Ending economic marginalization is critical for giving Muslims a real sense of equality, but is extremely difficult. If there is anything that is crucial to the future of French Muslims, it is the rise of a middle class. One would expect that social scientists would be focusing on that process, but it has been mostly ignored. Yet there is good reason to think that it is occurring. Many Muslim families have adopted strategies to ensure that their children can go to good schools with a mixed population outside of ghettos. Young women can play an important role in achieving social mobility for themselves and helping their brothers to do the same. But in all this, education remains the key instrument of social mobility. And therein lies a split in Muslim community: education is both a way out and a source of the problem.
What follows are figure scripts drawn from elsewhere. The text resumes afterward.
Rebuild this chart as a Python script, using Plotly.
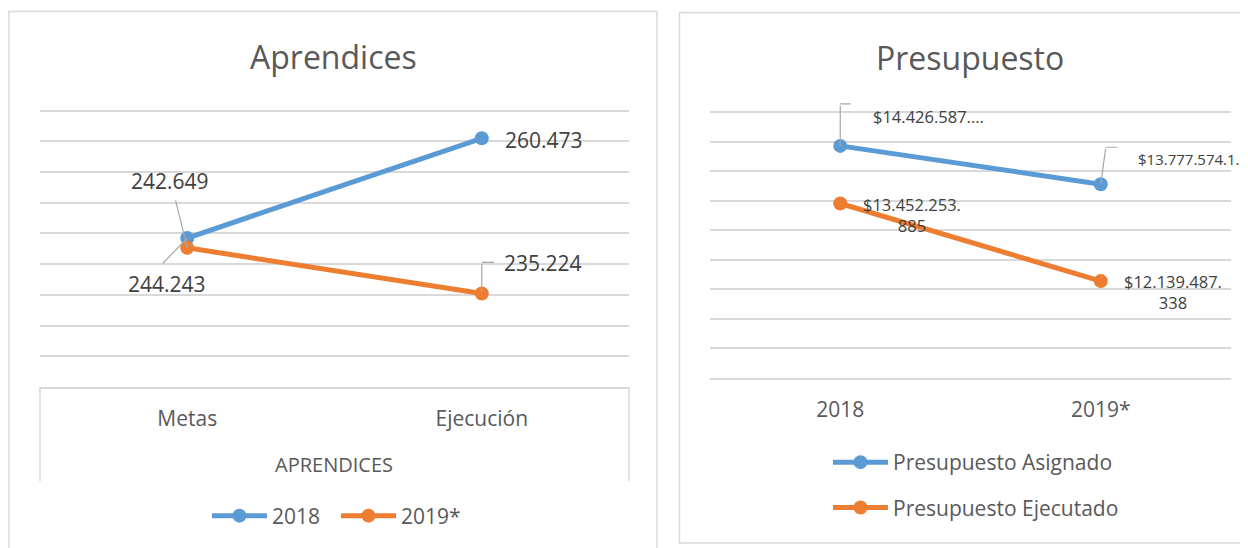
import plotly.graph_objects as go

# page body has an 8px margin: the figure is drawn from (8, 8)
OFF = 8
W, H = 1248 - OFF, 548 - OFF
BLUE = "#5B9BD5"
ORANGE = "#ED7D31"
GRID = "#D9D9D9"
TXT = "#404040"
TXT2 = "#595959"
LEAD = "#A6A6A6"
FONT = "Open Sans"

# ---------------- data ----------------
apr_categories = ["Metas", "Ejecución"]
apr_series = ["2018", "2019*"]
apr_2018 = [244243, 260473]
apr_2019 = [242649, 235224]
apr_group = "APRENDICES"
apr_axis = [220000, 265000, 5000]          # min, max, step of value axis

pre_categories = ["2018", "2019*"]
pre_series = ["Presupuesto Asignado", "Presupuesto Ejecutado"]
pre_asignado = [14426587000, 13777574100]
pre_ejecutado = [13452253885, 12139487338]
pre_labels_asignado = ["$14.426.587.…", "$13.777.574.1…"]
pre_labels_ejecutado = ["$13.452.253.<br>885", "$12.139.487.<br>338"]
pre_axis = [10.5e9, 15e9, 0.5e9]


def px(x):
    return (x - OFF) / W


def py(y):
    return 1 - (y - OFF) / H


def fmt(v):
    return f"{v:,}".replace(",", ".")


fig = go.Figure()

# ---------------- traces ----------------
for name, vals, col in [(apr_series[0], apr_2018, BLUE), (apr_series[1], apr_2019, ORANGE)]:
    fig.add_trace(go.Scatter(
        x=apr_categories, y=vals, name=name, mode="lines+markers",
        line=dict(color=col, width=5), marker=dict(color=col, size=14),
        xaxis="x", yaxis="y", legend="legend", hoverinfo="skip"))

for i, (name, vals, col) in enumerate([(pre_series[0], pre_asignado, BLUE),
                                       (pre_series[1], pre_ejecutado, ORANGE)]):
    fig.add_trace(go.Scatter(
        x=pre_categories, y=vals, name=name, mode="lines+markers",
        line=dict(color=col, width=5), marker=dict(color=col, size=14),
        xaxis="x2", yaxis="y2", legend="legend2", legendgroup=f"g{i}",
        hoverinfo="skip"))

ann = []


def label(xr, yr, x, y, text, xs, ys, size, xanchor="center"):
    ann.append(dict(xref=xr, yref=yr, x=x, y=y, text=text, showarrow=False,
                    xshift=xs, yshift=ys, xanchor=xanchor, yanchor="middle",
                    font=dict(family=FONT, size=size, color=TXT)))


def leader(xr, yr, x, y, ax, ay, xs=0, ys=0):
    ann.append(dict(xref=xr, yref=yr, x=x, y=y, text="", showarrow=True,
                    arrowhead=0, arrowwidth=1.2, arrowcolor=LEAD,
                    axref="pixel", ayref="pixel", ax=ax, ay=ay,
                    xshift=xs, yshift=ys, standoff=0, startstandoff=0))


# Aprendices labels (x given as category index)
label("x", "y", 1, apr_2018[1], fmt(apr_2018[1]), 62, -2, 21)
label("x", "y", 0, apr_2018[0], fmt(apr_2018[0]), -20, -46, 21)
leader("x", "y", 0, apr_2018[0], -26, 27)
label("x", "y", 0, apr_2019[0], fmt(apr_2019[0]), -17, 67, 21)
leader("x", "y", 0, apr_2019[0], -12, -49)
label("x", "y", 1, apr_2019[1], fmt(apr_2019[1]), 61, 30, 21)
leader("x", "y", 1, apr_2019[1], 0, -31)
leader("x", "y", 1, apr_2019[1], 14, 0, 0, 31)

# Presupuesto labels
LBL = 16.5
label("x2", "y2", 0, pre_asignado[0], pre_labels_asignado[0], 31, 29, LBL, "left")
leader("x2", "y2", 0, pre_asignado[0], 0, -42)
leader("x2", "y2", 0, pre_asignado[0], 12, 0, 0, 42)
label("x2", "y2", 1, pre_asignado[1], pre_labels_asignado[1], 35, 25, 15, "left")
leader("x2", "y2", 1, pre_asignado[1], 5, -37)
leader("x2", "y2", 1, pre_asignado[1], 13, 0, 5, 37)
label("x2", "y2", 0, pre_ejecutado[0], pre_labels_ejecutado[0], 72, -12, LBL)
label("x2", "y2", 1, pre_ejecutado[1], pre_labels_ejecutado[1], 72, -11, LBL)

# titles and group label
ann.append(dict(xref="paper", yref="paper", x=px(333), y=py(56), text="Aprendices",
                showarrow=False, xanchor="center", yanchor="middle",
                font=dict(family=FONT, size=32, color=TXT2)))
ann.append(dict(xref="paper", yref="paper", x=px(970), y=py(58), text="Presupuesto",
                showarrow=False, xanchor="center", yanchor="middle",
                font=dict(family=FONT, size=32, color=TXT2)))
ann.append(dict(xref="paper", yref="paper", x=px(334), y=py(464), text=apr_group,
                showarrow=False, xanchor="center", yanchor="middle",
                font=dict(family=FONT, size=20, color=TXT2)))

shapes = [
    # panel borders
    dict(type="rect", xref="paper", yref="paper", x0=px(9), x1=px(657), y0=-0.05, y1=py(11.5),
         line=dict(color=GRID, width=1.5), layer="below"),
    dict(type="rect", xref="paper", yref="paper", x0=px(679.5), x1=1.05, y0=py(543), y1=py(12.5),
         line=dict(color=GRID, width=1.5), layer="below"),
    # category axis box sides (left)
    dict(type="line", xref="x domain", yref="paper", x0=0, x1=0, y0=py(481), y1=py(387),
         line=dict(color=GRID, width=1.5)),
    dict(type="line", xref="x domain", yref="paper", x0=1, x1=1, y0=py(481), y1=py(387),
         line=dict(color=GRID, width=1.5)),
]

axis_font = dict(family=FONT, size=21, color=TXT2)

# value axes: extend the top a few pixels so the top gridline is drawn inside the plot
PAD = 5  # px
apr_ppu = (387 - 110.5) / (apr_axis[1] - apr_axis[0])
pre_ppu = (378 - 112) / (pre_axis[1] - pre_axis[0])

fig.update_layout(
    width=W, height=H, margin=dict(l=0, r=0, t=0, b=0),
    paper_bgcolor="white", plot_bgcolor="white",
    annotations=ann, shapes=shapes, showlegend=True,
    xaxis=dict(domain=[px(40), px(629)], range=[-0.5, 1.5], type="category",
               showgrid=False, zeroline=False, showline=True, linecolor=GRID, linewidth=1.5,
               ticks="", ticklabelstandoff=12, tickfont=axis_font, anchor="y",
               fixedrange=True),
    yaxis=dict(domain=[py(387), py(110.5 - PAD)],
               range=[apr_axis[0], apr_axis[1] + PAD / apr_ppu], dtick=apr_axis[2],
               tick0=apr_axis[0], showgrid=True, gridcolor=GRID, gridwidth=1.5, zeroline=False,
               showticklabels=False, ticks="", showline=False, anchor="x", fixedrange=True),
    xaxis2=dict(domain=[px(710), px(1231)], range=[-0.5, 1.5], type="category",
                showgrid=False, zeroline=False, showline=True, linecolor=GRID, linewidth=1.5,
                ticks="", ticklabelstandoff=12, tickfont=axis_font, anchor="y2",
                fixedrange=True),
    yaxis2=dict(domain=[py(378), py(112 - PAD)],
                range=[pre_axis[0], pre_axis[1] + PAD / pre_ppu], dtick=pre_axis[2],
                tick0=pre_axis[0], showgrid=True, gridcolor=GRID, gridwidth=1.5, zeroline=False,
                showticklabels=False, ticks="", showline=False, anchor="x2", fixedrange=True),
    legend=dict(orientation="h", x=px(336), xanchor="center", y=py(516), yanchor="middle",
                font=dict(family=FONT, size=21, color=TXT2), itemwidth=55,
                entrywidth=59, bgcolor="rgba(0,0,0,0)"),
    legend2=dict(orientation="v", x=px(828), xanchor="left", y=py(485), yanchor="middle",
                 font=dict(family=FONT, size=21, color=TXT2), itemwidth=55,
                 tracegroupgap=15, traceorder="grouped", bgcolor="rgba(0,0,0,0)"),
)

fig.write_html("out.html")
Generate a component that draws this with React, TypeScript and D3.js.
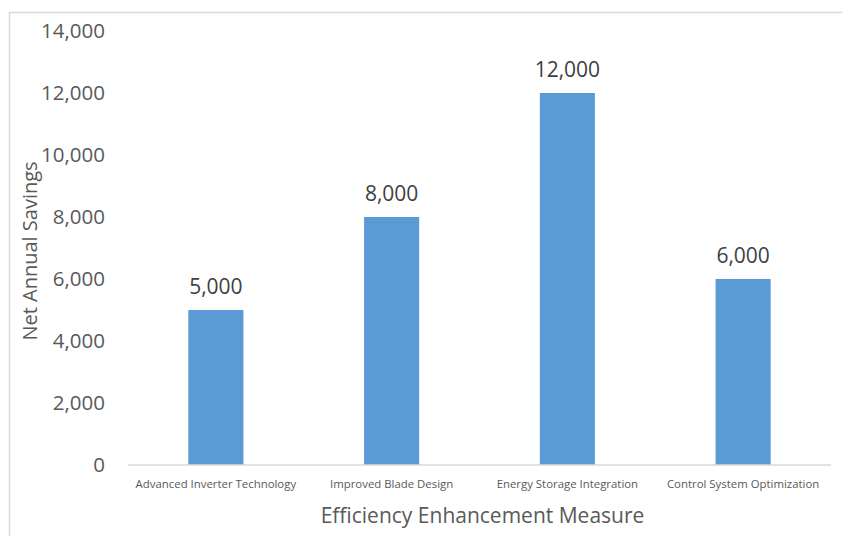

Whereas 9 percent of the native French population have no secondary education diplomas and 34 percent have a degree in higher education, 22 percent of Algerians and 16 percent of Moroccans and Tunisians have no secondary education diploma and, respectively, 20 percent and 31 percent have a higher education degree. What is most striking is the gap between uneducated and highly-educated North Africans; there is a real bifurcation related to education. Some in the Muslim community continue to move ahead into the middle classes and the intelligentsia. A lack of statistics makes it hard to quantify the change, but the number of intellectuals and writers with Arabic names is striking, as are some of the names in Macron’s entourage. To be sure, higher education no longer guarantees careers for anyone, least of all for minorities. There is higher education and higher education. And no one is likely to be more frustrated than a highly-educated individual without a good job. But regardless: for those without much education, the prospects are bleak.